PHOTO COMPILATION: “Chester Higgins’s Life in Pictures”: Chester Higgins Jr. (b. 1946) is an American photographer whose work focuses on everyday Black life; “it is inside simple moments where I look for windows into larger meaning,” he says. He was a staff photographer for the New York Times for more than four decades, and his work is in the permanent collection of the Museum of Modern Art. This heavily illustrated New Yorker article is a good introduction to his oeuvre, in which religious belief and practice feature prominently. I found out about him through the photography compilation book Standing in the Need of Prayer: A Celebration of Black Prayer.
>> “El Shaddai” by Victory: On January 27 singer-songwriter Victory Boyd, who goes professionally by the mononym Victory, released her latest single, “El Shaddai.” El Shaddai is an ancient Hebrew name for God whose original meaning is unclear but which is often translated into English as “God Almighty”—although “God of the Mountains,” “the Full-Breasted God” (referring to God’s nourishment of God’s children), or “the All-Sufficient One” have also been posited. Its first appearance in the Bible is in Genesis 17:1, where God tells Abram, “’I am El Shaddai; walk before me, and be blameless.”

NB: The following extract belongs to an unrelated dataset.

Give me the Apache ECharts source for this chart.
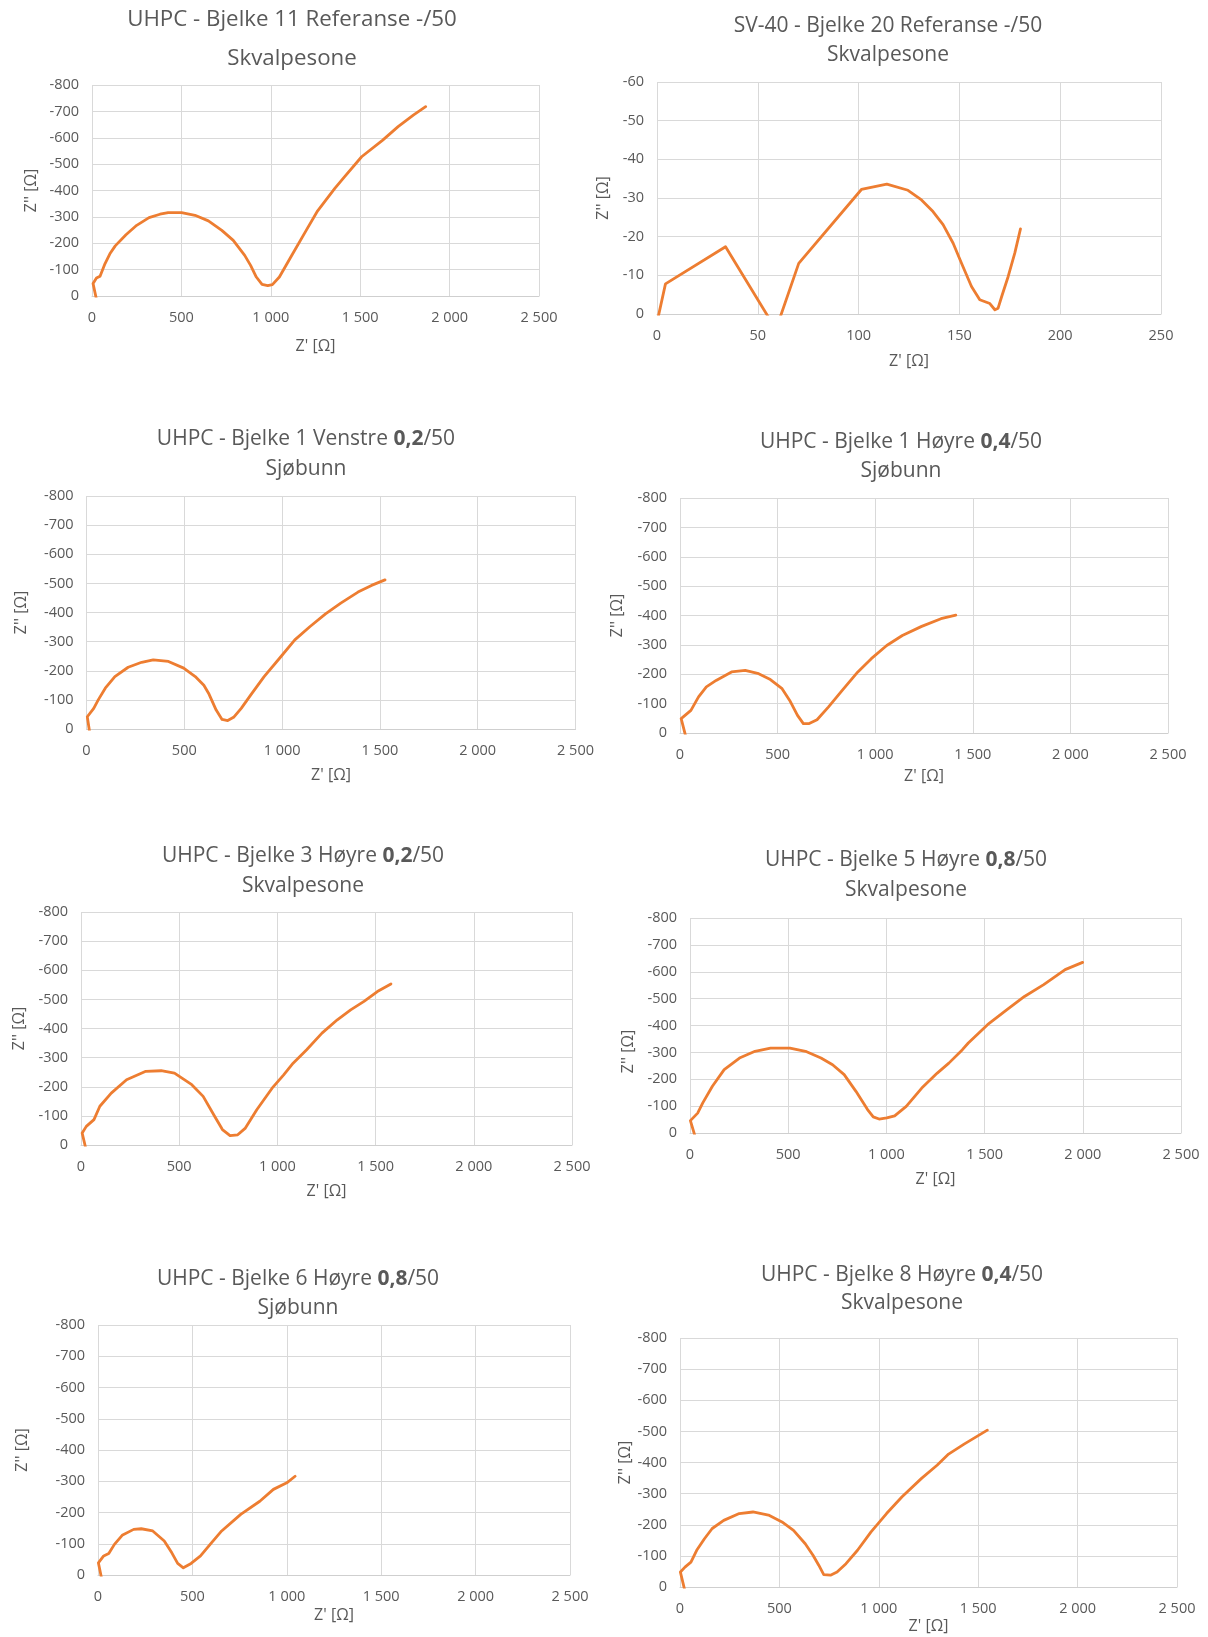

Read the lyrics in the YouTube video description.
>> “Come Unto Me” by Take 6: A friend recently introduced me to the American a cappella gospel sextet Take 6. Formed in 1980 on the campus of Oakwood College in Huntsville, Alabama, and still active, they incorporate sophisticated jazz harmonies into the tradition of Black gospel “quartet” singing. They are featured on Spike Lee’s Do the Right Thing soundtrack and have won ten Grammys.
This 1988 performance for a Heritage USA TV spot features the group’s six original vocalists: Claude V. McKnight III, Mark Kibble, Mervyn Warren, David Thomas, Cedric Dent, and Alvin Chea.
>> “He’s Got the Whole World in His Hands” by Peter Collins: I love what Peter Collins does with this African American spiritual! This video was his submission to Tyler Perry’s #HesGotTheWholeWorldChallenge from 2020 (which I featured here). It didn’t make the final cut, but I’m so glad it’s out there.
LITERARY EXCERPT from The Color Purple by Alice Walker: This short passage from Alice Walker’s 1982 Pulitzer Prize–winning novel is taken from a conversation between the protagonist, Celie, and her friend Shug, about pleasure, gratitude, and grace. Shug refers to God as “it” (“God ain’t a he or a she”), and her statement about the necessity of enjoying God’s good creation and being open to surprise provides the source of the title.
I’m embarrassed to say that although I saw and really liked the 1985 Steven Spielberg film adaptation of The Color Purple, I’ve never read the book! I plan to rectify that before December, when another film adaptation—of the 2005 stage musical based on Walker’s novel—is coming out, directed by Blitz Bazawule. It stars Fantasia, H.E.R., Colman Domingo (Euphoria), Taraji P. Henson (Hidden Figures), Danielle Brooks (Orange Is the New Black), Jon Batiste, and more.
VIDEO: “Ethiopian Gospel Book”: In this six-minute instructional video, Dr. Beth Harris, executive director of Smarthistory, and Kelin Michael, a graduate curatorial intern of manuscripts at the Getty Museum, explore an early sixteenth-century Gospel book from Ethiopia. They discuss the book’s historical context and the formal qualities of its paintings, including the flatness of the figures and the colorful interlacing. They focus on a full-page illumination at the front of the Virgin and Child enthroned between two archangels, but they also touch on the book’s canon tables and its portrait of Saint John the Evangelist.
One thought on “Roundup: “El Shaddai” (new song), everyday Black life in pictures, and more”
I enjoyed the music selections. The video with Take6 – this is a very young video of this group! Thank you for your research.